Page MenuHomePhabricator

Prototype counting of requests with real time (streaming data)
Closed, DeclinedPublic

Description

Problem

Currently we search through the entire webrequest or webrequest_raw dataset for something that matches condition X and count it or save it somewhere for additional processing. Then, if we want to search for something that matches condition Y we do the same thing, looking at every record in these very large datasets. As we do this for many conditions, we waste a lot of cluster resources on just accessing data repeatedly.

Proposal

Instead of searching for X and Y separately, let's make a system that knows all the X, Y, Z, etc. conditions that we're looking for and what to do once we find a match. Then for each record, we evaluate all the conditions at once and therefore minimize how often we touch the data. Since this is basically what streaming is built for, we want to implement it on top of the streaming data.

Plan

The whole set of conditions (to be listed here in the description by me in a moment) may include searching based on raw, refined, or aggregated data. At each point, we lose some ability to filter and gain some efficiency from already-computed fields like geolocation, pageview_info, etc. So this system would have to provide access to the data at each point. Since for now we only have raw data streaming out of kafka, we will start by prototyping a tool to handle use cases of searching through this raw data. Once we add stream refining and stream aggregations, we should be able to re-use the same system and just subscribe to different topics.
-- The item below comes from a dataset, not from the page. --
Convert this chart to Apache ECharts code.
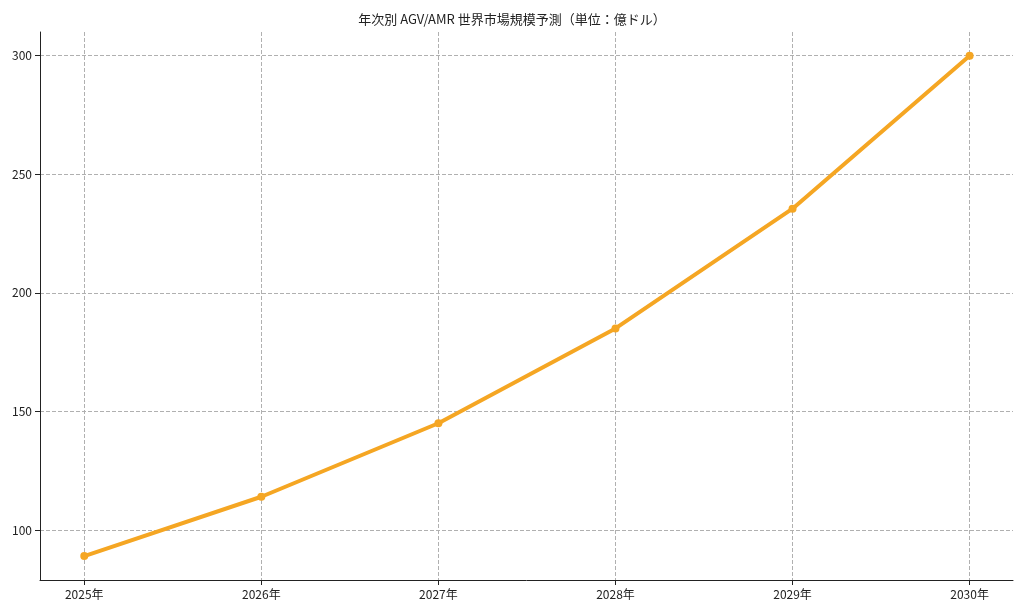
<!DOCTYPE html>
<html><head><meta charset="utf-8">
<script src="https://cdn.jsdelivr.net/npm/echarts@6/dist/echarts.min.js"></script>
<style>html,body{margin:0;background:#fff}#c{width:1024px;height:611px}</style>
</head><body><div id="c"></div>
<script>
const years = [2025, 2026, 2027, 2028, 2029, 2030];
const values = [89, 114, 145, 185, 235.5, 300];
const yTicks = [100, 150, 200, 250, 300];
const title = '年次別 AGV/AMR 世界市場規模予測（単位：億ドル）';
const font = '"Noto Sans CJK JP", "Noto Sans", sans-serif';
const chart = echarts.init(document.getElementById('c'));
chart.setOption({
  animation: false,
  title: {text: title, left: 'center', top: 8, textStyle: {fontFamily: font, fontSize: 13, fontWeight: 'normal', color: '#222'}},
  grid: {left: 40, right: 11, top: 32, bottom: 31},
  xAxis: {
    type: 'value', min: 2024.75, max: 2030.245,
    axisLine: {show: true, onZero: false, lineStyle: {color: '#222'}},
    axisTick: {show: true, customValues: years, length: 5, lineStyle: {color: '#222'}},
    axisLabel: {customValues: years, formatter: v => v + '年', fontFamily: font, fontSize: 12, color: '#222'},
    splitLine: {show: true, lineStyle: {type: 'dashed', color: '#b0b0b0'}}
  },
  yAxis: {
    type: 'value', min: 78.9, max: 310,
    axisLine: {show: true, lineStyle: {color: '#222'}},
    axisTick: {show: true, customValues: yTicks, length: 5, lineStyle: {color: '#222'}},
    axisLabel: {customValues: yTicks, fontFamily: font, fontSize: 12, color: '#222'},
    splitLine: {show: true, lineStyle: {type: 'dashed', color: '#b0b0b0'}}
  },
  series: [{
    type: 'line', data: years.map((y, i) => [y, values[i]]),
    lineStyle: {width: 4, color: '#f5a623'}, itemStyle: {color: '#f5a623'},
    symbol: 'circle', symbolSize: 8
  }]
});
</script></body></html>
Therefore, this prototype should make it easy to write some simple configuration and filter logic that will then:

  • subscribe to a kafka topic
  • apply a filter implemented in [scala, python, java, js, anything?]
  • with any matching records, do any of:
    • produce to a new topic
    • count and send stats to grafana by [some granularity? hour/day...]
    • do custom aggregation [is this supported by use cases? if not we can strike from initial]

Action Items

  • Make sure the list of use cases below includes everything we know of

Event Timeline

  • produce to a new topic
  • count and send stats to grafana by [some granularity? hour/day...]

These two can probably be made generic, but it would be important to be able to provide a custom function as well, not just custom aggregations.

Milimetric triaged this task as Medium priority.May 8 2017, 2:31 PM

Currently we search through the entire webrequest or webrequest_raw dataset for something that matches condition X

The premise of this ticket is a bit old, rather than look through the whole firehose we moved our thinking towards events a while back. That is not to say we should not filter streams but rather that webrequest stream should probably be used less and less.

From grooming: Closing this, as we have many other open prototypes.